Friday, February 18, 2005
Michelle Basso paddles past Cerro Maravilla on the Rio Los Sauces, Chile - November 2003.
The Rio Los Sauces is a primary tributary to the more frequently paddled and equally beautiful Rio Ñuble, which crosses the Panamericana Highway about 400 km south of Santiago. Flowing West from where the last of the high Andean Cordillera parallels Chile and the Andacollo region of Argentina, the (III-IV) Ñuble and (IV-V) Los Sauces are certainly worth a paddle if you are in Chile early in the season. Both these drainages receive far less precipitation than the rivers and creeks of Pucon, therefore it is best to explore these runs during the Spring (November through December), when snow is melting.
The Los Sauces valley was discovered by kayakers a few years back when a new road appeared at the put-in for the usual Rio Ñuble run. At this grassy field where the road ended, a hanging bridge crosses the Los Sauces and you were previously only able to peer into the tight gorge upstream and wonder.
In November of 2003, Michelle and I were back in Pucon enjoying heavy rains and good surfing on the local runs. While we were there I met up with Nathan Sullivan, a Coloradan who spends half of the year paddling and living in Chile. I made a plan to meet up with him in a couple of days in the town of San Fabian de Alico on the Rio Ñuble, when he would be returning from Santiago with a friend who had just flown in. San Fabian is reached by turning East off the Panamericana in the town of San Carlos and driving 45km, only which of half is paved. Here you can purchase the very basic foods before once again needing to drive another 30 km on rough road that heads up the Ñuble valley. The road comes to an end at the hanging bridge on the Rio Los Sauces and just before, there are some friendly Chilean families who have lived in this valley for generations tending sheep. When we came back from a rainy day kayaking on the Ñuble, a farmer welcomed us in from the rainy night for some shelter and a friendly chat. The next morning the sun was back out and we all packed boats onto Nathan's van and headed up the recently made road. It took off steeply up the valley and above the gorge that we checked out the day before.
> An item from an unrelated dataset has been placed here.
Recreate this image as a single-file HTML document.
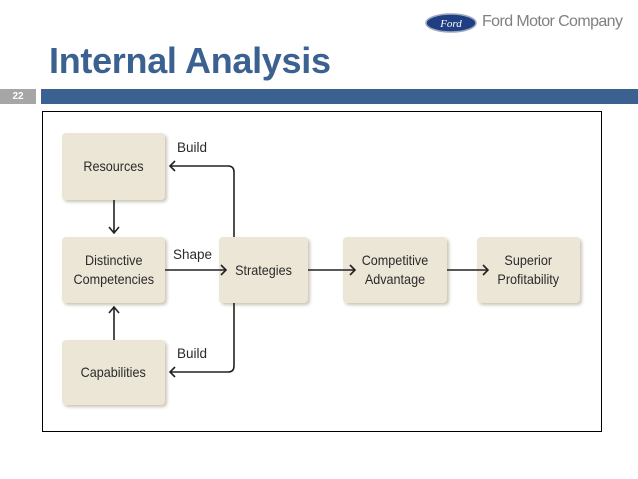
<!DOCTYPE html>
<html><head><style>
body{margin:0;width:638px;height:479px;background:#fff;position:relative;overflow:hidden;font-family:"Liberation Sans",sans-serif}
.b{position:absolute;background:#ece6d6;border-radius:4px;box-shadow:2px 2px 3px #c9c4b6;display:flex;align-items:center;justify-content:center;text-align:center;font-size:14px;color:#2a2a2a;line-height:19px}
.b span{display:inline-block;transform:scaleX(0.9)}
.l{position:absolute;font-size:13.5px;color:#2a2a2a}
</style></head><body>
<svg style="position:absolute;left:425px;top:13px" width="52" height="20"><ellipse cx="26" cy="10" rx="25" ry="9" fill="#1f3f82" stroke="#a0a8c0" stroke-width="1.5"/><text x="26" y="14" font-size="11" font-style="italic" fill="#fff" text-anchor="middle" font-family="Liberation Serif">Ford</text></svg>
<div style="position:absolute;left:482px;top:13px;font-size:16px;color:#808080;letter-spacing:-0.6px">Ford Motor Company</div>
<div style="position:absolute;left:49px;top:40px;font-size:36px;font-weight:bold;color:#3a6190;letter-spacing:-0.3px">Internal Analysis</div>
<div style="position:absolute;left:0;top:89px;width:36px;height:15px;background:#a6a6a6;color:#fff;font-size:10px;font-weight:bold;text-align:center;line-height:15px">22</div>
<div style="position:absolute;left:41px;top:89px;width:597px;height:15px;background:#3a6190"></div>
<div style="position:absolute;left:42px;top:111px;width:558px;height:319px;border:1px solid #000"></div>
<div class="b" style="left:62px;top:133px;width:103px;height:67px"><span>Resources</span></div>
<div class="b" style="left:62px;top:237px;width:103px;height:66px"><span>Distinctive<br>Competencies</span></div>
<div class="b" style="left:62px;top:340px;width:103px;height:65px"><span>Capabilities</span></div>
<div class="b" style="left:219px;top:237px;width:89px;height:66px"><span>Strategies</span></div>
<div class="b" style="left:343px;top:237px;width:104px;height:66px"><span>Competitive<br>Advantage</span></div>
<div class="b" style="left:477px;top:237px;width:103px;height:66px"><span>Superior<br>Profitability</span></div>
<svg style="position:absolute;left:0;top:0" width="638" height="479" fill="none" stroke="#222" stroke-width="1.6">
<path d="M114 200V232M109 227l5 6 5-6"/>
<path d="M114 340V308M109 313l5-6 5 6"/>
<path d="M165 270H226M221 265l5 5-5 5"/>
<path d="M308 270H355M350 265l5 5-5 5"/>
<path d="M447 270H488M483 265l5 5-5 5"/>
<path d="M234 237V172q0-6-6-6H170M175 161l-5 5 5 5"/>
<path d="M234 303V366q0 6-6 6H170M175 367l-5 5 5 5"/>
</svg>
<div class="l" style="left:177px;top:140px">Build</div>
<div class="l" style="left:173px;top:247px">Shape</div>
<div class="l" style="left:177px;top:346px">Build</div>
</body></html>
Looking down at the Rio Los Sauces from the van.
After a few kilometers the road begins to decend back down to the open valley from which you can begin to see technical boulder gardens and generally easy lines flowing with crystal blue water. There is a good chance for some new exploration on the upper reaches of the Los Sauces, but Nathan and our crew put in during a flat stretch soon after the road gets very close to the river.
A quick S-turn rapid into a meaty hole also required some hard strokes to avoid the undercut river left wall. One of the numerous rapids scoutable from the road along the river right shore.
Once the final canyon closed in around us we were forced to begin scouting and portaging a few rapids that were very ugly. At higher flows the canyon would become even more menacing. At the end of the canyon you will see the hanging bridge and a sandy beach take-out on river right. Here the Los Sauces opens up and flattens out until it joins the Ñuble 1.5km further downstream. The following day after Nathan and friends headed on South, Michelle and I could not help but stay an extra day kayaking and enjoying life up in this magnaficent valley.